| Given information |
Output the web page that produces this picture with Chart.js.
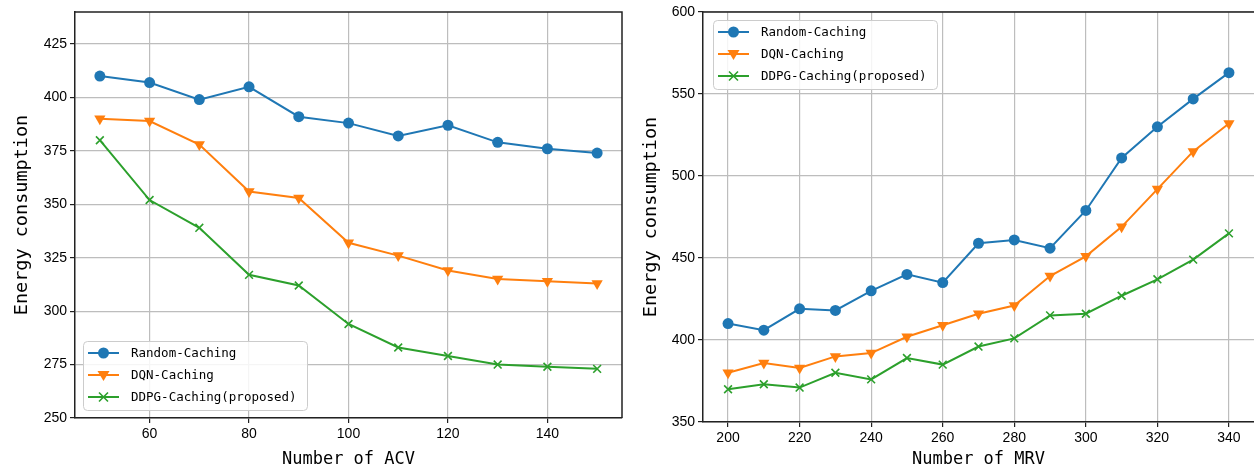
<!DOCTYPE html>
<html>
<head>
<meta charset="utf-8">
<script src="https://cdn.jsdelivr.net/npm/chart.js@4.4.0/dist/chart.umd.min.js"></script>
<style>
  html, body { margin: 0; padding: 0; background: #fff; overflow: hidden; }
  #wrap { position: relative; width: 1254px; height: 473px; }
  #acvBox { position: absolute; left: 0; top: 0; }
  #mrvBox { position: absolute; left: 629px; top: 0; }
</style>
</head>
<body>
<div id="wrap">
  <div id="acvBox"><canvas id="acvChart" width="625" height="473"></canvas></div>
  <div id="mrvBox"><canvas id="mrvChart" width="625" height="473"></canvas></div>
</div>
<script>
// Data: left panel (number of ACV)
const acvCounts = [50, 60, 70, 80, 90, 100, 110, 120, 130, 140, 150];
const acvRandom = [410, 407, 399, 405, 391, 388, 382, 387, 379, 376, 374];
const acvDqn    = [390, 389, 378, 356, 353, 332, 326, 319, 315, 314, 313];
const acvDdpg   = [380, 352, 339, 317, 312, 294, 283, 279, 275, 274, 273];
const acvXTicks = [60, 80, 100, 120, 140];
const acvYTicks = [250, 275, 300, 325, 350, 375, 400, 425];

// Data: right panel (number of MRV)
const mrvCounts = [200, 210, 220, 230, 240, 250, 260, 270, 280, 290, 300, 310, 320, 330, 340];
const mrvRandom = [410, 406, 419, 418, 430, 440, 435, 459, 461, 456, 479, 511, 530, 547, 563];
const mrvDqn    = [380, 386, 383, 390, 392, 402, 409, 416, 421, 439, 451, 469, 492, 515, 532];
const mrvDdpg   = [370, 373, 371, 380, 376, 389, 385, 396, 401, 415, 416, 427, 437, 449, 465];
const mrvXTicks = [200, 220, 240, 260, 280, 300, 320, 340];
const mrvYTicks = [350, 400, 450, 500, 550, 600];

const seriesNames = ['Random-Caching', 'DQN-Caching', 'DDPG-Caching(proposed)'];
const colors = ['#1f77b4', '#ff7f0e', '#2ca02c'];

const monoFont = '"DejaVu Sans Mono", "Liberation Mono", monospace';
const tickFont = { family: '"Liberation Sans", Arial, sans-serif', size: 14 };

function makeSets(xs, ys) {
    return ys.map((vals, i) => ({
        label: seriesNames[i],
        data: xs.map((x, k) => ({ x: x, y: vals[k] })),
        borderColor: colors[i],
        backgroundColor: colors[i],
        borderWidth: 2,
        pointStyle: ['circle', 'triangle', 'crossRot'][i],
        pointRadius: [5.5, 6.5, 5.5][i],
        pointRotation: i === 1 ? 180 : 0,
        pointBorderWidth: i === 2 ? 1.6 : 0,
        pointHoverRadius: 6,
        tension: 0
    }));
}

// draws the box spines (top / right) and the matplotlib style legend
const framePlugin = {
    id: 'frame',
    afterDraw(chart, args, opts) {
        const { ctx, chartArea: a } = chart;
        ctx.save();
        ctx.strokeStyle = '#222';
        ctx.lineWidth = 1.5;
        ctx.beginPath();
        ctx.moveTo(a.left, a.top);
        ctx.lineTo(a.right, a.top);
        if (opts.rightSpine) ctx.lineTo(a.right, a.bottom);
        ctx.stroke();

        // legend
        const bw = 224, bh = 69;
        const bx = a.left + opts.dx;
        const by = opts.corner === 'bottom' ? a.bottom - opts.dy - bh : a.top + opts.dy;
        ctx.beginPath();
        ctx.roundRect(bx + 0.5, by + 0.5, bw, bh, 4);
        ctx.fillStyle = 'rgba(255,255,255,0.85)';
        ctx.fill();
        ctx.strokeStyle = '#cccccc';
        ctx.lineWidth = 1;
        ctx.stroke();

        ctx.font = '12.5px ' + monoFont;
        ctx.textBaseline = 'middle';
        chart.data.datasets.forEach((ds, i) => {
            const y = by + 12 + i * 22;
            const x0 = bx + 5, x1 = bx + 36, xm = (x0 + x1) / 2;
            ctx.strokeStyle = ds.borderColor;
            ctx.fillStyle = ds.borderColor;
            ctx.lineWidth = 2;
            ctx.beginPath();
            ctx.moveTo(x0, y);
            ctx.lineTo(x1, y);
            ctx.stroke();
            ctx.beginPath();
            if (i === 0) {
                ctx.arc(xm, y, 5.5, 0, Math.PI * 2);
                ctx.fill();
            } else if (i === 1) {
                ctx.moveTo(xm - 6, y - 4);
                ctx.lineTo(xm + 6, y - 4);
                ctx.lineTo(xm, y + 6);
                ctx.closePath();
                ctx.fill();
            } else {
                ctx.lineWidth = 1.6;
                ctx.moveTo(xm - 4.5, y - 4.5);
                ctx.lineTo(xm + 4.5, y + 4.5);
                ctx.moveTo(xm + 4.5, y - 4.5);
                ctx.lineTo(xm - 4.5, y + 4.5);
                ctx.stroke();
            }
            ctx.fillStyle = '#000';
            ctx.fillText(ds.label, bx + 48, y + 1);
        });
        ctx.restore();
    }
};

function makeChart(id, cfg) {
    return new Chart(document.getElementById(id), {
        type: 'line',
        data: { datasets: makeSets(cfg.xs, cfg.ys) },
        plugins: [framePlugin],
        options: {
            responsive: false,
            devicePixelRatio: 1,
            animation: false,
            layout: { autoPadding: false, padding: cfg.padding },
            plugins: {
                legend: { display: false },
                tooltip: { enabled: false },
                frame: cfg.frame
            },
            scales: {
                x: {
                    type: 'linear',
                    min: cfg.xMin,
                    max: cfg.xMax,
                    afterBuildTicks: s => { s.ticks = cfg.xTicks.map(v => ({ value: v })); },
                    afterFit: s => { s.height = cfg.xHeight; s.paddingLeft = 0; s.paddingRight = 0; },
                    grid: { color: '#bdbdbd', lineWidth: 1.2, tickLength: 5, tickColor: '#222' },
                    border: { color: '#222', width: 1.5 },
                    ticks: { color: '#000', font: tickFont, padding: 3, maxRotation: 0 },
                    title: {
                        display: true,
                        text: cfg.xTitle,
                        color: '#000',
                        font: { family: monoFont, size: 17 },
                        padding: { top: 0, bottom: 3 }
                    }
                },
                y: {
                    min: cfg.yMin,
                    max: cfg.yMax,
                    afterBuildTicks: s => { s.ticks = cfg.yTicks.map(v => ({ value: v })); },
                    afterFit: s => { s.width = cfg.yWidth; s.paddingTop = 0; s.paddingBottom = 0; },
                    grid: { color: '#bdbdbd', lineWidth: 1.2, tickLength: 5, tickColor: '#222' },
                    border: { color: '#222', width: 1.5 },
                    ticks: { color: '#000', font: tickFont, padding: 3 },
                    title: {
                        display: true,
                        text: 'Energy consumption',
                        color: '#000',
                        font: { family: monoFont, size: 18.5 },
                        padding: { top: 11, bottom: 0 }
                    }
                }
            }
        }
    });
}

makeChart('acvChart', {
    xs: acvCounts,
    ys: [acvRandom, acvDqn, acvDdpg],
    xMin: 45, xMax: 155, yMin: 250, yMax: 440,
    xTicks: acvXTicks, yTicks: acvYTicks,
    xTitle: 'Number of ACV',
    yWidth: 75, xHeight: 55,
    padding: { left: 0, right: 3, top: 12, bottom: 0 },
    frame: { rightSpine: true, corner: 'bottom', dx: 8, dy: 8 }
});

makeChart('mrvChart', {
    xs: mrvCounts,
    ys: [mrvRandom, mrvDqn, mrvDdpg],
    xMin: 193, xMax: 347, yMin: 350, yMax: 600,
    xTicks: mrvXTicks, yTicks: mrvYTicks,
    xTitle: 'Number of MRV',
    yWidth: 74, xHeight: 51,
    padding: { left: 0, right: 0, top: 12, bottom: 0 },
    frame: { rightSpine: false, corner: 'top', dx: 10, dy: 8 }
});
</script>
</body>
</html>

| What is expected |
Give every line back word for word and leave the pictures out.

| Solution for this problem |
Output the web page that produces this picture with Chart.js.
<!DOCTYPE html>
<html>
<head>
<meta charset="utf-8">
<script src="https://cdn.jsdelivr.net/npm/chart.js@4.4.0/dist/chart.umd.min.js"></script>
<style>
  html, body { margin: 0; padding: 0; background: #fff; overflow: hidden; }
  #wrap { position: relative; width: 1254px; height: 473px; }
  #acvBox { position: absolute; left: 0; top: 0; }
  #mrvBox { position: absolute; left: 629px; top: 0; }
</style>
</head>
<body>
<div id="wrap">
  <div id="acvBox"><canvas id="acvChart" width="625" height="473"></canvas></div>
  <div id="mrvBox"><canvas id="mrvChart" width="625" height="473"></canvas></div>
</div>
<script>
// Data: left panel (number of ACV)
const acvCounts = [50, 60, 70, 80, 90, 100, 110, 120, 130, 140, 150];
const acvRandom = [410, 407, 399, 405, 391, 388, 382, 387, 379, 376, 374];
const acvDqn    = [390, 389, 378, 356, 353, 332, 326, 319, 315, 314, 313];
const acvDdpg   = [380, 352, 339, 317, 312, 294, 283, 279, 275, 274, 273];
const acvXTicks = [60, 80, 100, 120, 140];
const acvYTicks = [250, 275, 300, 325, 350, 375, 400, 425];

// Data: right panel (number of MRV)
const mrvCounts = [200, 210, 220, 230, 240, 250, 260, 270, 280, 290, 300, 310, 320, 330, 340];
const mrvRandom = [410, 406, 419, 418, 430, 440, 435, 459, 461, 456, 479, 511, 530, 547, 563];
const mrvDqn    = [380, 386, 383, 390, 392, 402, 409, 416, 421, 439, 451, 469, 492, 515, 532];
const mrvDdpg   = [370, 373, 371, 380, 376, 389, 385, 396, 401, 415, 416, 427, 437, 449, 465];
const mrvXTicks = [200, 220, 240, 260, 280, 300, 320, 340];
const mrvYTicks = [350, 400, 450, 500, 550, 600];

const seriesNames = ['Random-Caching', 'DQN-Caching', 'DDPG-Caching(proposed)'];
const colors = ['#1f77b4', '#ff7f0e', '#2ca02c'];

const monoFont = '"DejaVu Sans Mono", "Liberation Mono", monospace';
const tickFont = { family: '"Liberation Sans", Arial, sans-serif', size: 14 };

function makeSets(xs, ys) {
    return ys.map((vals, i) => ({
        label: seriesNames[i],
        data: xs.map((x, k) => ({ x: x, y: vals[k] })),
        borderColor: colors[i],
        backgroundColor: colors[i],
        borderWidth: 2,
        pointStyle: ['circle', 'triangle', 'crossRot'][i],
        pointRadius: [5.5, 6.5, 5.5][i],
        pointRotation: i === 1 ? 180 : 0,
        pointBorderWidth: i === 2 ? 1.6 : 0,
        pointHoverRadius: 6,
        tension: 0
    }));
}

// draws the box spines (top / right) and the matplotlib style legend
const framePlugin = {
    id: 'frame',
    afterDraw(chart, args, opts) {
        const { ctx, chartArea: a } = chart;
        ctx.save();
        ctx.strokeStyle = '#222';
        ctx.lineWidth = 1.5;
        ctx.beginPath();
        ctx.moveTo(a.left, a.top);
        ctx.lineTo(a.right, a.top);
        if (opts.rightSpine) ctx.lineTo(a.right, a.bottom);
        ctx.stroke();

        // legend
        const bw = 224, bh = 69;
        const bx = a.left + opts.dx;
        const by = opts.corner === 'bottom' ? a.bottom - opts.dy - bh : a.top + opts.dy;
        ctx.beginPath();
        ctx.roundRect(bx + 0.5, by + 0.5, bw, bh, 4);
        ctx.fillStyle = 'rgba(255,255,255,0.85)';
        ctx.fill();
        ctx.strokeStyle = '#cccccc';
        ctx.lineWidth = 1;
        ctx.stroke();

        ctx.font = '12.5px ' + monoFont;
        ctx.textBaseline = 'middle';
        chart.data.datasets.forEach((ds, i) => {
            const y = by + 12 + i * 22;
            const x0 = bx + 5, x1 = bx + 36, xm = (x0 + x1) / 2;
            ctx.strokeStyle = ds.borderColor;
            ctx.fillStyle = ds.borderColor;
            ctx.lineWidth = 2;
            ctx.beginPath();
            ctx.moveTo(x0, y);
            ctx.lineTo(x1, y);
            ctx.stroke();
            ctx.beginPath();
            if (i === 0) {
                ctx.arc(xm, y, 5.5, 0, Math.PI * 2);
                ctx.fill();
            } else if (i === 1) {
                ctx.moveTo(xm - 6, y - 4);
                ctx.lineTo(xm + 6, y - 4);
                ctx.lineTo(xm, y + 6);
                ctx.closePath();
                ctx.fill();
            } else {
                ctx.lineWidth = 1.6;
                ctx.moveTo(xm - 4.5, y - 4.5);
                ctx.lineTo(xm + 4.5, y + 4.5);
                ctx.moveTo(xm + 4.5, y - 4.5);
                ctx.lineTo(xm - 4.5, y + 4.5);
                ctx.stroke();
            }
            ctx.fillStyle = '#000';
            ctx.fillText(ds.label, bx + 48, y + 1);
        });
        ctx.restore();
    }
};

function makeChart(id, cfg) {
    return new Chart(document.getElementById(id), {
        type: 'line',
        data: { datasets: makeSets(cfg.xs, cfg.ys) },
        plugins: [framePlugin],
        options: {
            responsive: false,
            devicePixelRatio: 1,
            animation: false,
            layout: { autoPadding: false, padding: cfg.padding },
            plugins: {
                legend: { display: false },
                tooltip: { enabled: false },
                frame: cfg.frame
            },
            scales: {
                x: {
                    type: 'linear',
                    min: cfg.xMin,
                    max: cfg.xMax,
                    afterBuildTicks: s => { s.ticks = cfg.xTicks.map(v => ({ value: v })); },
                    afterFit: s => { s.height = cfg.xHeight; s.paddingLeft = 0; s.paddingRight = 0; },
                    grid: { color: '#bdbdbd', lineWidth: 1.2, tickLength: 5, tickColor: '#222' },
                    border: { color: '#222', width: 1.5 },
                    ticks: { color: '#000', font: tickFont, padding: 3, maxRotation: 0 },
                    title: {
                        display: true,
                        text: cfg.xTitle,
                        color: '#000',
                        font: { family: monoFont, size: 17 },
                        padding: { top: 0, bottom: 3 }
                    }
                },
                y: {
                    min: cfg.yMin,
                    max: cfg.yMax,
                    afterBuildTicks: s => { s.ticks = cfg.yTicks.map(v => ({ value: v })); },
                    afterFit: s => { s.width = cfg.yWidth; s.paddingTop = 0; s.paddingBottom = 0; },
                    grid: { color: '#bdbdbd', lineWidth: 1.2, tickLength: 5, tickColor: '#222' },
                    border: { color: '#222', width: 1.5 },
                    ticks: { color: '#000', font: tickFont, padding: 3 },
                    title: {
                        display: true,
                        text: 'Energy consumption',
                        color: '#000',
                        font: { family: monoFont, size: 18.5 },
                        padding: { top: 11, bottom: 0 }
                    }
                }
            }
        }
    });
}

makeChart('acvChart', {
    xs: acvCounts,
    ys: [acvRandom, acvDqn, acvDdpg],
    xMin: 45, xMax: 155, yMin: 250, yMax: 440,
    xTicks: acvXTicks, yTicks: acvYTicks,
    xTitle: 'Number of ACV',
    yWidth: 75, xHeight: 55,
    padding: { left: 0, right: 3, top: 12, bottom: 0 },
    frame: { rightSpine: true, corner: 'bottom', dx: 8, dy: 8 }
});

makeChart('mrvChart', {
    xs: mrvCounts,
    ys: [mrvRandom, mrvDqn, mrvDdpg],
    xMin: 193, xMax: 347, yMin: 350, yMax: 600,
    xTicks: mrvXTicks, yTicks: mrvYTicks,
    xTitle: 'Number of MRV',
    yWidth: 74, xHeight: 51,
    padding: { left: 0, right: 0, top: 12, bottom: 0 },
    frame: { rightSpine: false, corner: 'top', dx: 10, dy: 8 }
});
</script>
</body>
</html>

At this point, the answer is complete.